とても2000年以降のバイクとは思えないシルエットと乗り味を持つブリット2台で少し走行してもらった。彼らの自宅があるのは大阪の東外れで生駒山を背負う住宅地だ。大都市の大阪とはいえ、ここまで来るとのどかな自然も近い環境ではあるが、幹線道路はやはり交通量が多い。そこには様々なクルマやバイク、自転車等も行き交うし、歩行者にも気を使うエリアである。しかし、どことなく昭和の雰囲気というか、ムードが色濃く残っていて、関西特有の大雑把なイメージというか、懐の深さ、様々なものを許容する度量みたいなものを町に感じた。きれいな街路樹が植えられた道路に、それを押しのけるような主張をするのぼりや看板がある。
そして今やどこか懐かしさを感じてしまう電柱や、張り巡らされた電線。その中を走る2台のブリット350は、実に街に溶け込む風景の一つとなっていた。信号待ちで停止している時の姿も良い。走り出す時のエキゾーストノートは軽やかで、耳に心地よく響いてくる。それはまるで、お祭りの日の太鼓や鐘の音色のようだ。
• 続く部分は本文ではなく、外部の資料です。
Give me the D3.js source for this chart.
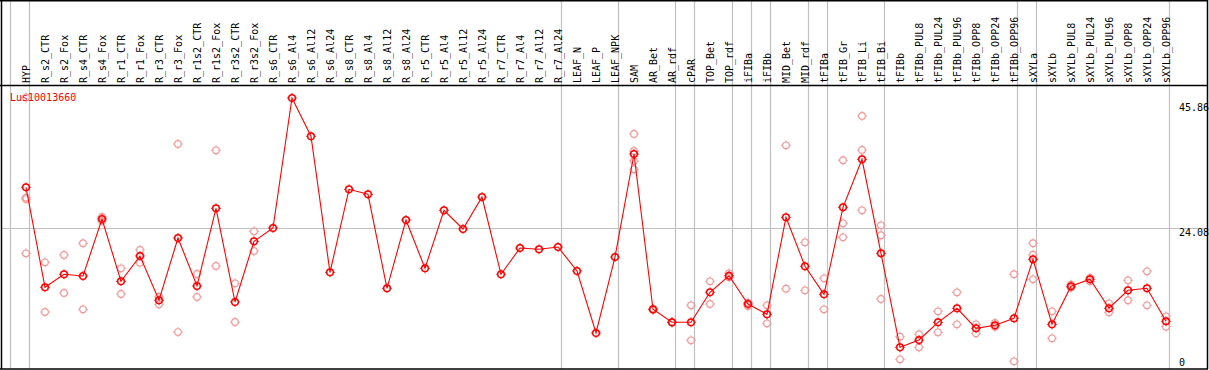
<!DOCTYPE html>
<meta charset="utf-8">
<script src="https://d3js.org/d3.v7.min.js"></script>
<style>
  body { margin: 0; background: #fff; }
  text { font-family: "DejaVu Sans Mono", monospace; font-size: 10px; }
</style>
<div id="viz"></div>
<script>

var names = ["HYP","R_s2_CTR","R_s2_Fox","R_s4_CTR","R_s4_Fox","R_r1_CTR","R_r1_Fox","R_r3_CTR","R_r3_Fox",
  "R_r1s2_CTR","R_r1s2_Fox","R_r3s2_CTR","R_r3s2_Fox","R_s6_CTR","R_s6_Al4","R_s6_Al12","R_s6_Al24",
  "R_s8_CTR","R_s8_Al4","R_s8_Al12","R_s8_Al24","R_r5_CTR","R_r5_Al4","R_r5_Al12","R_r5_Al24",
  "R_r7_CTR","R_r7_Al4","R_r7_Al12","R_r7_Al24","LEAF_N","LEAF_P","LEAF_NPK","SAM","AR_Bet","AR_rdf",
  "cPAR","TOP_Bet","TOP_rdf","iFIBa","iFIBb","MID_Bet","MID_rdf","tFIBa","tFIB_Gr","tFIB_Li","tFIB_Bi",
  "tFIBb","tFIBb_PUL8","tFIBb_PUL24","tFIBb_PUL96","tFIBb_OPP8","tFIBb_OPP24","tFIBb_OPP96",
  "sXYLa","sXYLb","sXYLb_PUL8","sXYLb_PUL24","sXYLb_PUL96","sXYLb_OPP8","sXYLb_OPP24","sXYLb_OPP96"];

// mean expression per sample
var means = [31.24,13.86,16.12,15.82,25.73,14.90,19.30,11.60,22.43,14.08,27.59,11.30,21.85,24.17,46.77,
  40.11,16.46,30.89,30.02,13.68,25.56,17.16,27.24,23.99,29.55,16.12,20.69,20.46,20.86,16.69,5.91,19.12,
  37.03,10.03,7.77,7.77,12.99,15.87,10.95,9.16,26.03,17.51,12.64,27.76,36.11,19.77,3.42,4.69,7.77,10.21,
  6.73,7.25,8.47,18.72,7.42,14.03,15.25,10.21,13.33,13.68,7.95];

// replicate values per sample
var reps = [
  [46.85,29.43,29.2,19.77],[18.20,9.56],[19.47,12.87],[21.51,10.03],[26.1,25.4],[17.16,12.69],[20.34,18.13],
  [12.22,10.90],[38.77,6.08],[16.17,12.17],[37.67,17.56],[14.55,7.82],[23.59,20.17],
  [],[],[],[],[],[],[],[],[],[],[],[],[],[],[],[],[],[],[],
  [40.51,37.55,35.81,34.37],[10.1,9.9],[7.8,7.7],[10.73,4.64],[14.90,10.95],[16.29,15.6],[10.60,11.2],
  [10.73,7.60],[38.54,13.61],[21.68,13.33],[15.42,10.03],[35.94,24.98,22.55],[43.64,37.73,27.24],
  [24.63,22.90,11.82],[5.27,1.34],[5.69,3.42],[9.68,6.03],[12.99,7.42],[7.42,5.86],[7.65,7.0],
  [16.12,0.99],[21.51,19.52,15.25],[9.68,4.99],[14.31,13.8],[14.90,15.5],[11.07,9.51],[15.07,11.60],
  [16.64,10.73],[8.81,7.01]];

var yTicks = [45.86, 24.08, 0];
var groupStarts = ["HYP","R_s2_CTR","LEAF_N","SAM","cPAR","TOP_Bet","iFIBa","iFIBb","MID_Bet",
  "tFIBa","tFIB_Gr","tFIBb","sXYLa","sXYLb"];
var seriesName = "Lus10013660";

var W = 1209, H = 370, headerH = 85, bottom = 369;

var svg = d3.select("#viz").append("svg")
  .attr("width", W).attr("height", H);

var x = d3.scalePoint().domain(names).range([26, 26 + 19 * (names.length - 1)]);
var y = d3.scaleLinear().domain([0, 45.86]).range([367, 103.2]);
var step = x.step();
function edge(name) { return x(name) - 15; }

// vertical separators
var seps = groupStarts.map(edge);
seps.push(x(names[names.length - 1]) + 4);
svg.append("g").selectAll("line").data(seps).enter().append("line")
  .attr("x1", function(d) { return d - 0.5; }).attr("x2", function(d) { return d - 0.5; })
  .attr("y1", 0).attr("y2", bottom)
  .attr("stroke", "#c0c0c0").attr("stroke-width", 1.2);

// horizontal grid line
svg.append("line")
  .attr("x1", 1).attr("x2", 1207)
  .attr("y1", y(24.08)).attr("y2", y(24.08))
  .attr("stroke", "#c0c0c0").attr("stroke-width", 1.2);

// header labels
svg.append("g").selectAll("text").data(names).enter().append("text")
  .attr("transform", function(d) { return "translate(" + (x(d) + 3.6) + ",83) rotate(-90)"; })
  .attr("fill", "#000")
  .text(function(d) { return d; });

// y labels
svg.append("g").selectAll("text").data(yTicks).enter().append("text")
  .attr("x", 1179)
  .attr("y", function(d) { return Math.min(y(d) + 8, 366); })
  .attr("fill", "#000")
  .text(function(d) { return d; });

function marker(g, cx, cy, color, sw) {
  var r = 3.3;
  g.append("circle").attr("cx", cx).attr("cy", cy).attr("r", r)
    .attr("fill", "none").attr("stroke", color).attr("stroke-width", sw);
  [[0,-1],[0,1],[-1,0],[1,0]].forEach(function(o) {
    g.append("line")
      .attr("x1", cx + o[0] * r).attr("y1", cy + o[1] * r)
      .attr("x2", cx + o[0] * (r + 1.6)).attr("y2", cy + o[1] * (r + 1.6))
      .attr("stroke", color).attr("stroke-width", 1);
  });
}

// replicates
var gRep = svg.append("g");
names.forEach(function(n, i) {
  reps[i].forEach(function(v) { marker(gRep, x(n), y(v), "#f09a9a", 1.2); });
});

// mean line
var line = d3.line()
  .x(function(d, i) { return x(names[i]); })
  .y(function(d) { return y(d); });
svg.append("path").datum(means)
  .attr("d", line)
  .attr("fill", "none").attr("stroke", "#ff0000").attr("stroke-width", 1.1);

var gMean = svg.append("g");
means.forEach(function(v, i) { marker(gMean, x(names[i]), y(v), "#ff0000", 1.5); });

svg.append("text")
  .attr("x", 10).attr("y", 101)
  .attr("fill", "#ff0000")
  .text(seriesName);

// frame
svg.append("line").attr("x1", 0).attr("x2", 1208).attr("y1", 0.5).attr("y2", 0.5)
  .attr("stroke", "#000").attr("stroke-width", 2);
svg.append("line").attr("x1", 0).attr("x2", 1208).attr("y1", headerH + 0.5).attr("y2", headerH + 0.5)
  .attr("stroke", "#000").attr("stroke-width", 1.5);
svg.append("line").attr("x1", 0).attr("x2", 1208).attr("y1", bottom).attr("y2", bottom)
  .attr("stroke", "#000").attr("stroke-width", 1.5);
svg.append("line").attr("x1", 1.5).attr("x2", 1.5).attr("y1", 0).attr("y2", bottom)
  .attr("stroke", "#000").attr("stroke-width", 1.5);
svg.append("line").attr("x1", 1207.5).attr("x2", 1207.5).attr("y1", 0).attr("y2", bottom)
  .attr("stroke", "#000").attr("stroke-width", 1.5);

</script>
「そうだ、お腹も減ったし、お好み焼きでも食べにいこうよ」
「あ、いいね。そうしよう。じゃぁ新ちゃんが先導してね」
彼らはそんなふうにして普段着でバイクライフを楽しんでいた。移りゆく時代の中で、我先にその先端を行くことだけが幸せではないだろう。「足るを知る」とは空海の教えでもあることを、少し思い出させてくれたような気がした。